Completely in agreement with you Natalie. There is NEVER an excuse for violence in intimate relationships. It is completely irrelevant who is dishing it out - man or woman, they are an abuser. And hitting a guy with stuff is using a weapon. Why would someone ever do that in real life to someone they loved? (As opposed to that momentary fantasy of whacking my guy with the laundry basket into which he didn't put his damn socks)

Really, the only reason for violence between two people that I think is understandable is in self-defense or the defense of someone else. I believe the law backs me up on that one as well.

Abuse is not cool, not cute, not empowering, not okay. WE are all better than that.

Posted by: Maura | October 13, 2007 6:20 PM

That's just the sort of inflammatory nonsense I've come to expect from Jezebel. How irresponsible. There' no excuse for violence, and the fact that it's perpetrated by a woman makes it no better. In fact, condoning that sort of behavior is just another way of saying men are stronger than women, because when they do it it's harmful and wrong, when we do it it's funny.

I'd like to say I expected more from Jezebel, but I really don't...

Posted by: Abi | October 18, 2007 4:46 PM

Hi Natalie,

Nice entry. I'm glad I read yours after reading the Jezebel story and comments, because, what I learned from Jezebel is that next time my girlfriend pisses me off, I should just smack her up side her head, 'cause she will feel justified in running me over with a car next time I piss her off. You've brought some reason back into the discussion.

What interests me is that you are surprised by these women's confessions. I can honestly say that I have been hit by several women (yes, a minority, but still much more than one) whom I have dated, not to mention several friends. And it's not like these women are uneducated or poor women (the "classless" "usual suspects" whenever people are willing to admit that female on male violence exists). In fact the only woman I have ever dated who didn't go to university was the sweetest, most non-violent women I have been with.

On the contrary, it was the attractive women with the master's degrees, the doctorates, even the law degrees, all with good jobs, who were the most likely to be violent. Maybe it's because they already feel powerful and that they can get away with it. Maybe it's because they feel society owes them something. Maybe it's because I'm guilty of "binding our feet, shoving our chunklet asses into corsets, leaving chick babies on mountaintops, droolin over size 0 asses, and generally making us miserable for centuries." (Woah... I'm not the one encouraging y'all to wear those ridiculous Manolo Blahniks...). They always have a reason, most of it starting with, "Well, you deserved it because..."

And, from talking to my male friends, my experiences are not unusual. For women, there are little or no consequences for violence, at least if they are with a man who won't hit them back. What should I do, call the police if she punches me in the stomach? No marks, no arrest, only a disgusted look from a cop who thinks I am a whimp. Hit her back? Right, and then SHE calls the cops... and who gets put away? Break up with her? Well, only option really, aside from trying to explain to her that as a well educated and grown woman, she should learn to express herself with words not with fists. And we all know that getting someone to break up with a violent partner is incredibly difficult.

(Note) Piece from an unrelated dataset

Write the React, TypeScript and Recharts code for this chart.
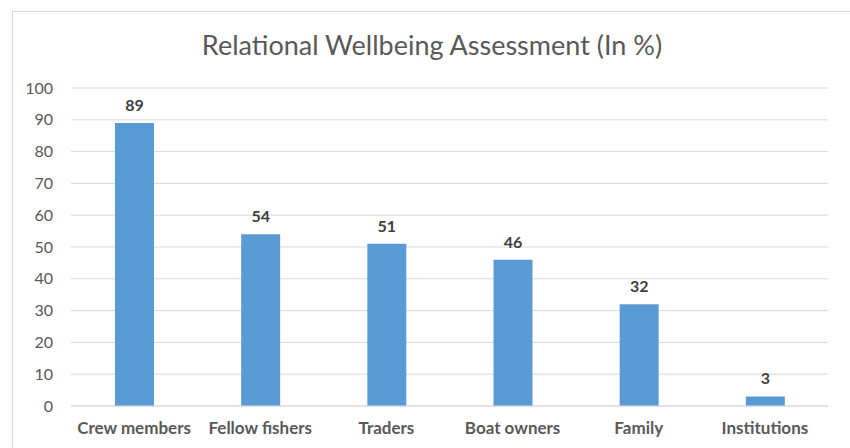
import { BarChart, Bar, XAxis, YAxis, CartesianGrid, LabelList } from 'recharts'

const categories = ['Crew members', 'Fellow fishers', 'Traders', 'Boat owners', 'Family', 'Institutions']
const values = [89, 54, 51, 46, 32, 3]
const yTicks = [0, 10, 20, 30, 40, 50, 60, 70, 80, 90, 100]

const data = categories.map((name, i) => ({ name, value: values[i] }))

const font = 'Lato, "Open Sans", sans-serif'

export default function App() {
  return (
    <div style={{ position: 'absolute', left: 0, top: 0, width: 850, height: 448, overflow: 'hidden', background: '#fff', fontFamily: font }}>
      <div style={{ position: 'absolute', left: 12, top: 11, width: 900, height: 500, border: '1px solid #d9d9d9' }} />
      <div style={{ position: 'absolute', left: 0, top: 28, width: 864, textAlign: 'center', fontSize: 27, color: '#595959' }}>
        Relational Wellbeing Assessment (In %)
      </div>
      <div style={{ position: 'absolute', left: 0, top: 0 }}>
        <BarChart width={850} height={448} data={data} margin={{ top: 88, right: 22, bottom: 12, left: 21 }}>
          <CartesianGrid vertical={false} stroke="#d9d9d9" />
          <XAxis
            dataKey="name"
            height={30}
            axisLine={{ stroke: '#d9d9d9' }}
            tickLine={false}
            tickMargin={10}
            tick={{ fill: '#595959', fontSize: 17, fontWeight: 700, fontFamily: font }}
            interval={0}
          />
          <YAxis
            width={50}
            domain={[0, 100]}
            ticks={yTicks}
            axisLine={false}
            tickLine={false}
            tickSize={6}
            tickMargin={12}
            tick={{ fill: '#595959', fontSize: 16, fontFamily: font }}
          />
          <Bar dataKey="value" fill="#5b9bd5" barSize={39} isAnimationActive={false}>
            <LabelList dataKey="value" position="top" offset={12} fill="#404040" fontSize={16} fontWeight={700} fontFamily={font} />
          </Bar>
        </BarChart>
      </div>
    </div>
  )
}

So I would encourage you to ask around. You might be surprised to find out where such female initiated violence exists. Last week my boss said in a joking way that he doesn't step out of line with his wife because latina women are hotblooded and she has a tendency to throw things, such as an iron. An iron! Can you imagine if she hit him in the head with it, accidentally or not? In every other way they seem like a model couple, two kids, both advanced degrees, nice house, good jobs, high income... they just have this dirty little secret. Well, actually, it's not a dirty little secret. She's hitting him, not the other way around, so instead of being a dirty little secret, it's a joke.

And ignoring female initiated violence doesn't do much for women either. I was very much involved in domestic violence and family law issues 10 years ago. One of the shelters that we dealt with was run by a lesbian couple, and one of them was beating the hell out of the other on a regular basis... but because of the prevailing belief that women are incapable of relationship violence, it never stopped... and the couple kept running a domestic violence shelter. Ironic.